L’occasion était donnée par le spectacle qu’a tiré du livre et met en scène en ce moment Thomas Ostermeier au Théâtre des Abbesses.
Cette pièce, comme le livre dont elle s’inspire, reconstitue l’agression et le viol dont Edouard Louis affirme avoir été victime lors d’une rencontre de hasard avec un jeune kabyle qu'il nomme dans le livre Reda, le soir de Noël 2012, au sortir d’un dîner de réveillon passé notamment en votre compagnie.
Il s’agissait, dans cette émission, de réfléchir à partir de ce cas à une question simple – mais dont les implications vertigineuses auraient sans doute amusé Nabokov : que se passe-t-il quand, par orgueil moral ou posture idéologique, un écrivain s’affranchit de la fiction pour écrire ce qu’il pense être « le vrai » et seulement le vrai, comme c'est le cas d'Edouard Louis? Quels brouillages crée, dans le réel, cette pratique si répandue aujourd’hui dans le monde littéraire français?

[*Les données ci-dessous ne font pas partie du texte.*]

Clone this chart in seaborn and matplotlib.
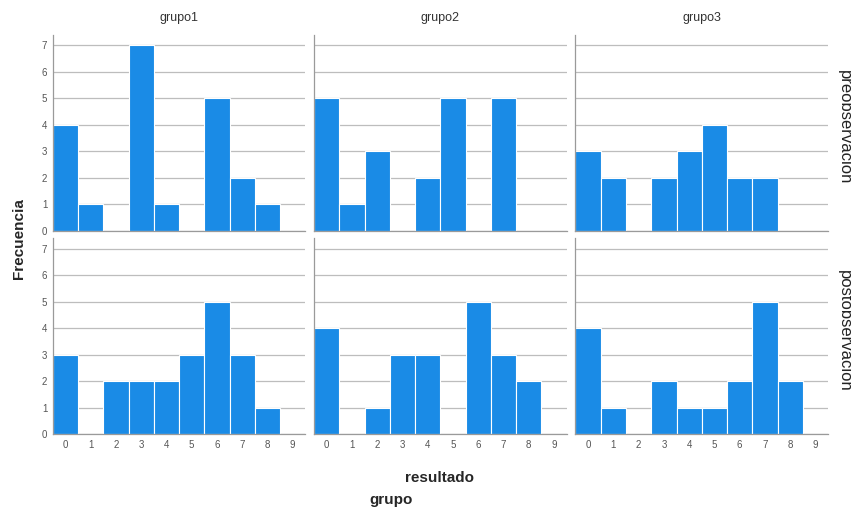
import matplotlib
matplotlib.use('Agg')

import matplotlib.pyplot as plt
import seaborn as sns
import pandas as pd

# datos
resultados = [0, 1, 2, 3, 4, 5, 6, 7, 8, 9]
grupos = ["grupo1", "grupo2", "grupo3"]
momentos = ["preobservación", "postobservación"]

pre_grupo1 = [4, 1, 0, 7, 1, 0, 5, 2, 1, 0]
pre_grupo2 = [5, 1, 3, 0, 2, 5, 0, 5, 0, 0]
pre_grupo3 = [3, 2, 0, 2, 3, 4, 2, 2, 0, 0]
post_grupo1 = [3, 0, 2, 2, 2, 3, 5, 3, 1, 0]
post_grupo2 = [4, 0, 1, 3, 3, 0, 5, 3, 2, 0]
post_grupo3 = [4, 1, 0, 2, 1, 1, 2, 5, 2, 0]

frecuencias = {
    ("preobservación", "grupo1"): pre_grupo1,
    ("preobservación", "grupo2"): pre_grupo2,
    ("preobservación", "grupo3"): pre_grupo3,
    ("postobservación", "grupo1"): post_grupo1,
    ("postobservación", "grupo2"): post_grupo2,
    ("postobservación", "grupo3"): post_grupo3,
}

filas = []
for (momento, grupo), valores in frecuencias.items():
    for r, f in zip(resultados, valores):
        filas.append({"momento": momento, "grupo": grupo, "resultado": r, "frecuencia": f})
df = pd.DataFrame(filas)

sns.set_style("white")
plt.rcParams['font.family'] = ['Liberation Sans', 'DejaVu Sans']

AZUL = "#1a8be6"
GRIS = "#9a9a9a"

g = sns.FacetGrid(df, row="momento", col="grupo", row_order=momentos, col_order=grupos,
                  sharex=True, sharey=True, despine=False)
g.map_dataframe(sns.histplot, x="resultado", weights="frecuencia", discrete=True,
                color=AZUL, alpha=1, edgecolor="white", linewidth=0.8, shrink=1)

fig = g.figure
fig.set_size_inches(8.51, 5.13)
fig.subplots_adjust(left=0.062, right=0.973, bottom=0.154, top=0.932, wspace=0.035, hspace=0.04)

g.set_titles(template="")
for i, ax in enumerate(g.axes.flat):
    ax.set_xlim(-0.5, 9.5)
    ax.set_ylim(0, 7.4)
    ax.set_xticks(resultados)
    ax.set_yticks(range(8))
    ax.set_xlabel("")
    ax.set_ylabel("")
    ax.grid(axis="y", color="#bdbdbd", linewidth=0.9)
    ax.set_axisbelow(True)
    for lado in ["top", "right"]:
        ax.spines[lado].set_visible(False)
    for lado in ["left", "bottom"]:
        ax.spines[lado].set_color(GRIS)
        ax.spines[lado].set_linewidth(0.9)
    ax.tick_params(axis="both", length=0, labelsize=7, colors="#555555", pad=4)

for j, grupo in enumerate(grupos):
    g.axes[0, j].set_title(grupo, fontsize=9, color="#333333", pad=10)

# etiquetas de fila a la derecha (recortadas como en el original)
for i, momento in enumerate(momentos):
    pos = g.axes[i, -1].get_position()
    fig.text(0.984, (pos.y0 + pos.y1) / 2 + 0.01, momento, rotation=270, fontsize=12,
             color="#222222", ha="left", va="center")

fig.text(0.022, 0.535, "Frecuencia", rotation=90, fontsize=11, fontweight="bold",
         ha="center", va="center")
fig.text(0.517, 0.068, "resultado", fontsize=11, fontweight="bold", ha="center", va="center")
fig.text(0.46, 0.025, "grupo", fontsize=11, fontweight="bold", ha="center", va="center")

fig.savefig("out.png", dpi=100)
plt.close()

C’est dans le cadre de ce questionnement sur l’obsession pour une vérité littéraire portée au rang d’unique absolu (« hystérisée ») que prend sens la phrase de Laure Murat par vous citée de travers, et comme quiconque s’en rendra compte en écoutant l’émission.[1].
De même, la phrase exacte de Marie Dozé est-elle "il y a une victime dans tout ça, c'est Reda", et non "son agresseur est la vraie victime." Cette phrase vient conclure un raisonnement dans lequel Dosé explique qu'Edouard Louis dans son livre et dans la pièce accapare la parole de "Reda", qu'il montre en train de l'agresser. C'est-à-dire qu'en niant non seulement toute fiction mais toute subjectivité, en affirmant que "tout est vrai", Edouard Louis fait fi au passage de la présomption d'innocence. C'est ainsi qu'un jeune algérien sans papier se trouve condamné d'avance, ainsi que l'admirateur de Foucault que vous êtes se garde pourtant bien de le rappeler. Cette phrase de Marie Dosé n'est donc en rien une négation de l'agression présumée; elle est une critique d'une pratique littéraire dévoyée et de ses conséquences judiciaires.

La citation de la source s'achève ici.